Trump is entitled to disagree publicly with economists who don’t share his belief in his tariff strategy. But calling for their dismissal crosses a line.
Displeased by some negative revisions of jobs data, the president recently fired Erika McEntarfer, the commissioner of the Bureau of Labor Statistics, claiming (without any obvious facts to back him up) on Truth Social that the “Jobs Numbers were RIGGED in order to make the Republicans, and ME, look bad.”
It was not only a bad move on the merits, but also because of the consequences. If Uncle Sam’s lenders come to think that this country’s economic data is subject (or might be subject) to political interference, that increases the chance that they will charge the U.S. higher interest rates than would otherwise be the case. Given the size of our debt, that could be very expensive.
The BLS also calculates the country’s official inflation data, making a later intervention by Trump even more unfortunate and unwise.
President Trump on Tuesday appeared to call for Goldman Sachs Chief Executive David Solomon to replace the bank’s top economist over his past predictions, in his latest broadside against executives he believes are undermining his goals.
Trump said on his Truth Social social-media platform that Solomon should “go out and get himself a new Economist” because the bank made a “bad prediction a long time ago” on the market and tariffs. The president asserted that tariffs haven’t caused inflation or other issues for the U.S. economy.
The president’s assertions are, to say the least, questionable. His higher tariffs have already been associated with price rises (which, critically, may feed into higher inflationary expectations) and may be hitting the economy (thus the focus on the jobs numbers).
Overall, however, it is way too soon to quantify the effects of the Trump tariffs, not least because they have been in a state of flux. What is more, the obvious sensitivity of the administration to bad news is not only a bad look but illogical. The switch to a high tariff regime has been sold as a cure for much of what (supposedly) ails the U.S. economy. Cures often come with side-effects.
As I noted in the most recent Capital Letter:
The administration has previously conceded that higher tariffs might involve (temporarily) higher prices en route to the Golden Age. By extension, the same could be true of all those golden jobs. It would have been easy enough to argue that the disappointing manufacturing jobs were just a blip as the country headed toward the golden uplands.
Under the circumstances, taking aim at the now former BLS chief looked like an overreaction, hardly the way to reassure markets.
The same can be said of the president’s attack on Goldman’s economist, who Trump did not name, although he was presumably referring to Jan Hatzius, the firm’s chief economist.
And what can have led to Trump’s anger?
Well, the Wall Street Journal’s report also includes this:
Hatzius and his team have been among the many economists who have predicted tariff policies would dent labor markets, cause higher inflation and slow U.S. economic growth.

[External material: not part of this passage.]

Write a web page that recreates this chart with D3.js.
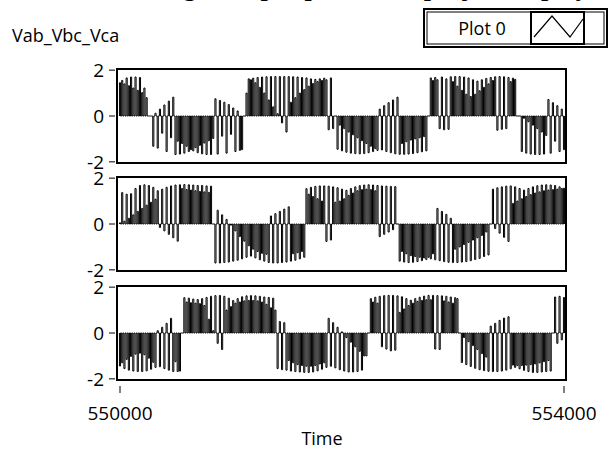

A report by Hatzius and his team Sunday included an analysis that found U.S. consumers had absorbed 22% of tariff costs through June, but will eventually absorb 67% if recent tariffs follow the same pattern as earlier tariffs. This assessment is similar to those of other economists.
U.S. businesses have shouldered much of the tariff burden so far. In the latest round of earnings reports, companies such as Ford and General Motors reported big hits to the bottom line because of the effects of tariffs. But economists widely expect the burden to shift to U.S. consumers and, to a lesser extent, foreign governments, over time.
Trump said in his post that consumers, for the most part, aren’t paying the tariffs but rather it is “mostly Companies and Governments, many of them Foreign, picking up the tabs.”
Hmm. . . .
The president is entitled to disagree publicly with economists who do not share his belief in his tariff strategy. But calling for their dismissal crosses some sort of line. Goldman’s economist works for his employer (and thus for its shareholders), not for an administration that can occasionally give off more than a whiff of corporatism. Moreover, that economist and his team are meant to be giving the best advice they can to his company’s clients. They are not meant to be flacks for whoever is in the White House at the time.
Tactically, attacking Hatzius in this way is also a blunder. It looks weak, not strong, and hints at a lack of confidence in the high tariff strategy at a time when the administration needs to convey the opposite.